> **What you will do**
Without including the pictures, copy out every line below.
--- begin ---
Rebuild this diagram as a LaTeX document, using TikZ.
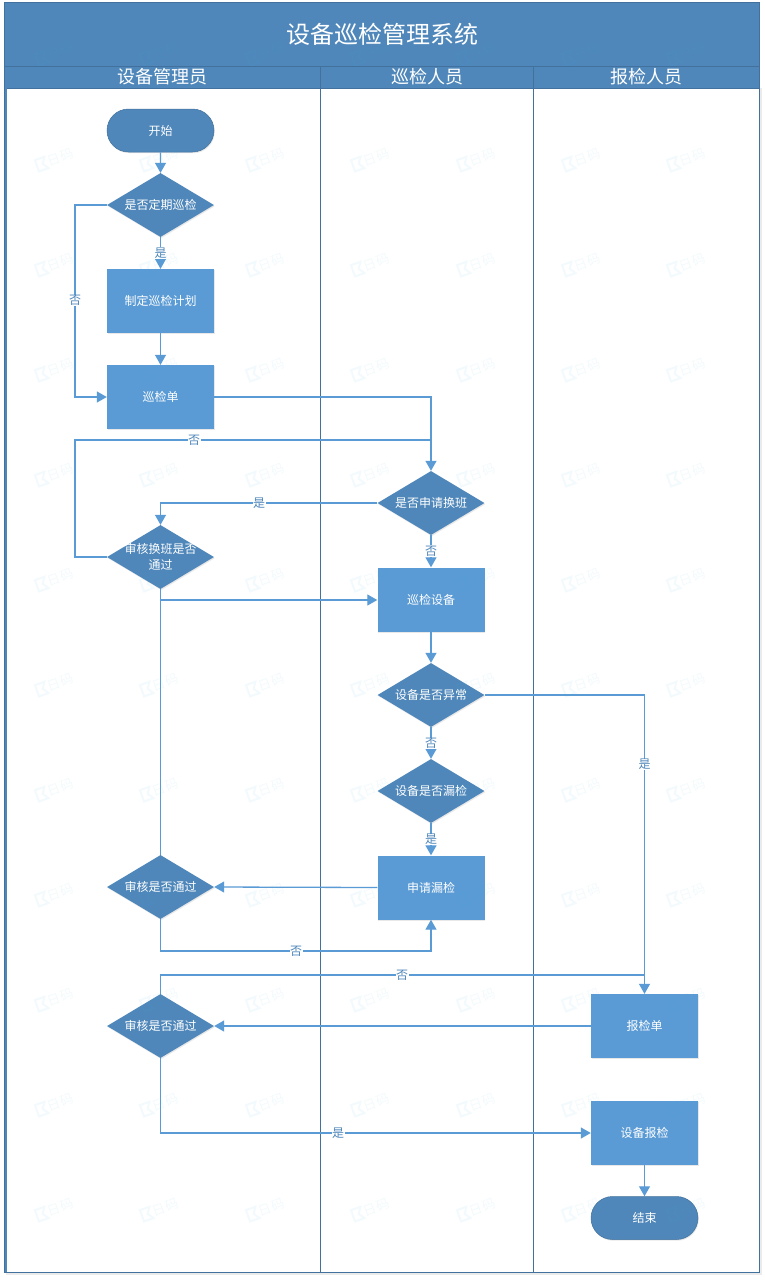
\documentclass[tikz,border=0pt]{standalone}
\usepackage{fontspec}
\setmainfont{Noto Sans CJK SC}
\usetikzlibrary{arrows.meta,positioning,calc,shapes,shadows}
\definecolor{headblue}{HTML}{4F87BA}
\definecolor{edgeblue}{HTML}{41719C}
\definecolor{boxblue}{HTML}{5B9BD5}
\definecolor{markblue}{HTML}{35B5E0}
\newcommand{\difftext}[1]{\makebox[0pt]{\raisebox{0pt}[\dimexpr\height+3pt\relax]{\begin{tabular}{@{}c@{}}#1\end{tabular}}}}

\begin{document}
\begin{tikzpicture}[x=1pt,y=-1pt,
    base/.style={text=white,inner sep=0pt,font=\fontsize{12}{16}\selectfont,
      drop shadow={opacity=0.18,shadow xshift=0.8pt,shadow yshift=-1.2pt}},
    termbox/.style={base,rounded rectangle,fill=headblue,draw=edgeblue,line width=0.5pt,
      minimum width=107pt,minimum height=43pt},
    taskbox/.style={base,rectangle,fill=boxblue,minimum width=107pt,minimum height=64pt},
    askbox/.style={base,diamond,fill=headblue,aspect=1.67,minimum width=107pt,minimum height=64pt},
    link/.style={draw=boxblue,line width=1.3pt},
    flow/.style={link,-{Triangle[length=10pt,width=11pt]}},
    tag/.style={fill=white,text=headblue,inner sep=0.5pt,font=\fontsize{12}{14}\selectfont},
    lane/.style={text=white,font=\fontsize{18}{20}\selectfont},
  ]
  \useasboundingbox (0,0) rectangle (765,1280);

  % header and lanes
  \fill[white] (0,0) rectangle (765,1280);
  \fill[black!8] (6,88) rectangle (762,1275);
  \fill[white] (7,89) rectangle (759,1272);
  \draw[edgeblue,fill=headblue,line width=0.7pt] (4.5,2.5) rectangle (759.5,88);
  \draw[edgeblue,line width=0.7pt] (4.5,66) -- (759.5,66);
  \fill[headblue] (4,88) rectangle (7,1272);
  \draw[edgeblue,line width=0.7pt] (4.5,88) -- (4.5,1272.5) -- (759.5,1272.5) -- (759.5,88);
  \draw[edgeblue,line width=0.9pt] (320.5,66) -- (320.5,1272);
  \draw[edgeblue,line width=0.9pt] (533.5,66) -- (533.5,1272);
  \node[text=white,font=\fontsize{24}{28}\selectfont] (title) at (382,34) {设备巡检管理系统};
  \node[lane] (laneA) at (162.5,77) {设备管理员};
  \node[lane] (laneB) at (427.5,77) {巡检人员};
  \node[lane] (laneC) at (646.5,77) {报检人员};

  % first lane
  \node[termbox] (start) at (160.5,130.5) {开始};
  \node[askbox] (askplan) at (160.5,205) {\difftext{是否定期巡检}};
  \node[taskbox] (plan) at (160.5,301) {制定巡检计划};
  \node[taskbox] (sheet) at (160.5,397) {巡检单};
  \node[askbox] (askshift) at (160.5,557) {\difftext{审核换班是否\\通过}};
  \node[askbox] (askmiss) at (160.5,887) {\difftext{审核是否通过}};
  \node[askbox] (askrep) at (160.5,1026) {\difftext{审核是否通过}};

  % second lane
  \node[askbox] (askswap) at (431,503) {\difftext{是否申请换班}};
  \node[taskbox] (inspect) at (431,599.5) {巡检设备};
  \node[askbox] (askfault) at (431,695) {\difftext{设备是否异常}};
  \node[askbox] (asklost) at (431,791) {\difftext{设备是否漏检}};
  \node[taskbox] (redo) at (431,887.5) {申请漏检};

  % third lane
  \node[taskbox] (form) at (644.5,1026) {报检单};
  \node[taskbox] (report) at (644.5,1133) {设备报检};
  \node[termbox] (stop) at (644.5,1218) {结束};

  % joins
  \coordinate (joinA) at (431,440);
  \coordinate (joinB) at (160.5,600);
  \coordinate (joinC) at (644.5,975);

  % connectors
  \draw[flow] (start) -- (askplan);
  \draw[flow] (askplan) -- (plan);
  \draw[flow] (plan) -- (sheet);
  \draw[flow] (askplan.west) -- (75,205) -- (75,397) -- (sheet.west);
  \draw[flow] (sheet.east) -| (askswap.north);
  \draw[link] (askshift.west) -- (75,557) -- (75,440) -- (joinA);
  \draw[flow] (askswap.west) -| (askshift.north);
  \draw[flow] (askswap) -- (inspect);
  \draw[link] (askshift.south) -- (joinB);
  \draw[flow] (joinB) -- (joinB -| inspect.west);
  \draw[link] (askmiss.north) -- (joinB);
  \draw[flow] (inspect) -- (askfault);
  \draw[flow] (askfault) -- (asklost);
  \draw[flow] (asklost) -- (redo);
  \draw[flow] (askfault.east) -| (form.north);
  \draw[flow] (redo.west) -- (askmiss.east);
  \draw[flow] (askmiss.south) -- (160.5,951) -| (redo.south);
  \draw[link] (askrep.north) |- (joinC);
  \draw[flow] (form.west) -- (askrep.east);
  \draw[flow] (askrep.south) |- (report.west);
  \draw[flow] (report) -- (stop);

  % labels
  \node[tag] (tagA) at (160.5,253) {是};
  \node[tag] (tagB) at (75,300.5) {否};
  \node[tag] (tagC) at (194,440) {否};
  \node[tag] (tagD) at (259,503.5) {是};
  \node[tag] (tagE) at (431,551) {否};
  \node[tag] (tagF) at (431,743.5) {否};
  \node[tag] (tagG) at (431,839.5) {是};
  \node[tag] (tagH) at (644.5,764.5) {是};
  \node[tag] (tagI) at (296,951.5) {否};
  \node[tag] (tagJ) at (402,975.5) {否};
  \node[tag] (tagK) at (338,1133) {是};

  % watermark
  \foreach \mx in {53,158,264,369,475,580,685}
    \foreach \my in {54,160,265,370,475,580,685,790,895,1000,1105,1210} {
      \begin{scope}[shift={(\mx,\my)},rotate=20,opacity=0.06]
        \draw[markblue,line width=2pt] (-7,-6) -- (-17,-6) -- (-17,6) -- (-7,6) -- (-11,0) -- cycle;
        \node[text=markblue,font=\fontsize{13}{13}\selectfont,rotate=20,inner sep=0pt] at (8,0) {日码};
      \end{scope}
    }
\end{tikzpicture}
\end{document}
--- end ---
> **Correct result**
Rebuild this diagram as a LaTeX document, using TikZ.
\documentclass[tikz,border=0pt]{standalone}
\usepackage{fontspec}
\setmainfont{Noto Sans CJK SC}
\usetikzlibrary{arrows.meta,positioning,calc,shapes,shadows}
\definecolor{headblue}{HTML}{4F87BA}
\definecolor{edgeblue}{HTML}{41719C}
\definecolor{boxblue}{HTML}{5B9BD5}
\definecolor{markblue}{HTML}{35B5E0}
\newcommand{\difftext}[1]{\makebox[0pt]{\raisebox{0pt}[\dimexpr\height+3pt\relax]{\begin{tabular}{@{}c@{}}#1\end{tabular}}}}

\begin{document}
\begin{tikzpicture}[x=1pt,y=-1pt,
    base/.style={text=white,inner sep=0pt,font=\fontsize{12}{16}\selectfont,
      drop shadow={opacity=0.18,shadow xshift=0.8pt,shadow yshift=-1.2pt}},
    termbox/.style={base,rounded rectangle,fill=headblue,draw=edgeblue,line width=0.5pt,
      minimum width=107pt,minimum height=43pt},
    taskbox/.style={base,rectangle,fill=boxblue,minimum width=107pt,minimum height=64pt},
    askbox/.style={base,diamond,fill=headblue,aspect=1.67,minimum width=107pt,minimum height=64pt},
    link/.style={draw=boxblue,line width=1.3pt},
    flow/.style={link,-{Triangle[length=10pt,width=11pt]}},
    tag/.style={fill=white,text=headblue,inner sep=0.5pt,font=\fontsize{12}{14}\selectfont},
    lane/.style={text=white,font=\fontsize{18}{20}\selectfont},
  ]
  \useasboundingbox (0,0) rectangle (765,1280);

  % header and lanes
  \fill[white] (0,0) rectangle (765,1280);
  \fill[black!8] (6,88) rectangle (762,1275);
  \fill[white] (7,89) rectangle (759,1272);
  \draw[edgeblue,fill=headblue,line width=0.7pt] (4.5,2.5) rectangle (759.5,88);
  \draw[edgeblue,line width=0.7pt] (4.5,66) -- (759.5,66);
  \fill[headblue] (4,88) rectangle (7,1272);
  \draw[edgeblue,line width=0.7pt] (4.5,88) -- (4.5,1272.5) -- (759.5,1272.5) -- (759.5,88);
  \draw[edgeblue,line width=0.9pt] (320.5,66) -- (320.5,1272);
  \draw[edgeblue,line width=0.9pt] (533.5,66) -- (533.5,1272);
  \node[text=white,font=\fontsize{24}{28}\selectfont] (title) at (382,34) {设备巡检管理系统};
  \node[lane] (laneA) at (162.5,77) {设备管理员};
  \node[lane] (laneB) at (427.5,77) {巡检人员};
  \node[lane] (laneC) at (646.5,77) {报检人员};

  % first lane
  \node[termbox] (start) at (160.5,130.5) {开始};
  \node[askbox] (askplan) at (160.5,205) {\difftext{是否定期巡检}};
  \node[taskbox] (plan) at (160.5,301) {制定巡检计划};
  \node[taskbox] (sheet) at (160.5,397) {巡检单};
  \node[askbox] (askshift) at (160.5,557) {\difftext{审核换班是否\\通过}};
  \node[askbox] (askmiss) at (160.5,887) {\difftext{审核是否通过}};
  \node[askbox] (askrep) at (160.5,1026) {\difftext{审核是否通过}};

  % second lane
  \node[askbox] (askswap) at (431,503) {\difftext{是否申请换班}};
  \node[taskbox] (inspect) at (431,599.5) {巡检设备};
  \node[askbox] (askfault) at (431,695) {\difftext{设备是否异常}};
  \node[askbox] (asklost) at (431,791) {\difftext{设备是否漏检}};
  \node[taskbox] (redo) at (431,887.5) {申请漏检};

  % third lane
  \node[taskbox] (form) at (644.5,1026) {报检单};
  \node[taskbox] (report) at (644.5,1133) {设备报检};
  \node[termbox] (stop) at (644.5,1218) {结束};

  % joins
  \coordinate (joinA) at (431,440);
  \coordinate (joinB) at (160.5,600);
  \coordinate (joinC) at (644.5,975);

  % connectors
  \draw[flow] (start) -- (askplan);
  \draw[flow] (askplan) -- (plan);
  \draw[flow] (plan) -- (sheet);
  \draw[flow] (askplan.west) -- (75,205) -- (75,397) -- (sheet.west);
  \draw[flow] (sheet.east) -| (askswap.north);
  \draw[link] (askshift.west) -- (75,557) -- (75,440) -- (joinA);
  \draw[flow] (askswap.west) -| (askshift.north);
  \draw[flow] (askswap) -- (inspect);
  \draw[link] (askshift.south) -- (joinB);
  \draw[flow] (joinB) -- (joinB -| inspect.west);
  \draw[link] (askmiss.north) -- (joinB);
  \draw[flow] (inspect) -- (askfault);
  \draw[flow] (askfault) -- (asklost);
  \draw[flow] (asklost) -- (redo);
  \draw[flow] (askfault.east) -| (form.north);
  \draw[flow] (redo.west) -- (askmiss.east);
  \draw[flow] (askmiss.south) -- (160.5,951) -| (redo.south);
  \draw[link] (askrep.north) |- (joinC);
  \draw[flow] (form.west) -- (askrep.east);
  \draw[flow] (askrep.south) |- (report.west);
  \draw[flow] (report) -- (stop);

  % labels
  \node[tag] (tagA) at (160.5,253) {是};
  \node[tag] (tagB) at (75,300.5) {否};
  \node[tag] (tagC) at (194,440) {否};
  \node[tag] (tagD) at (259,503.5) {是};
  \node[tag] (tagE) at (431,551) {否};
  \node[tag] (tagF) at (431,743.5) {否};
  \node[tag] (tagG) at (431,839.5) {是};
  \node[tag] (tagH) at (644.5,764.5) {是};
  \node[tag] (tagI) at (296,951.5) {否};
  \node[tag] (tagJ) at (402,975.5) {否};
  \node[tag] (tagK) at (338,1133) {是};

  % watermark
  \foreach \mx in {53,158,264,369,475,580,685}
    \foreach \my in {54,160,265,370,475,580,685,790,895,1000,1105,1210} {
      \begin{scope}[shift={(\mx,\my)},rotate=20,opacity=0.06]
        \draw[markblue,line width=2pt] (-7,-6) -- (-17,-6) -- (-17,6) -- (-7,6) -- (-11,0) -- cycle;
        \node[text=markblue,font=\fontsize{13}{13}\selectfont,rotate=20,inner sep=0pt] at (8,0) {日码};
      \end{scope}
    }
\end{tikzpicture}
\end{document}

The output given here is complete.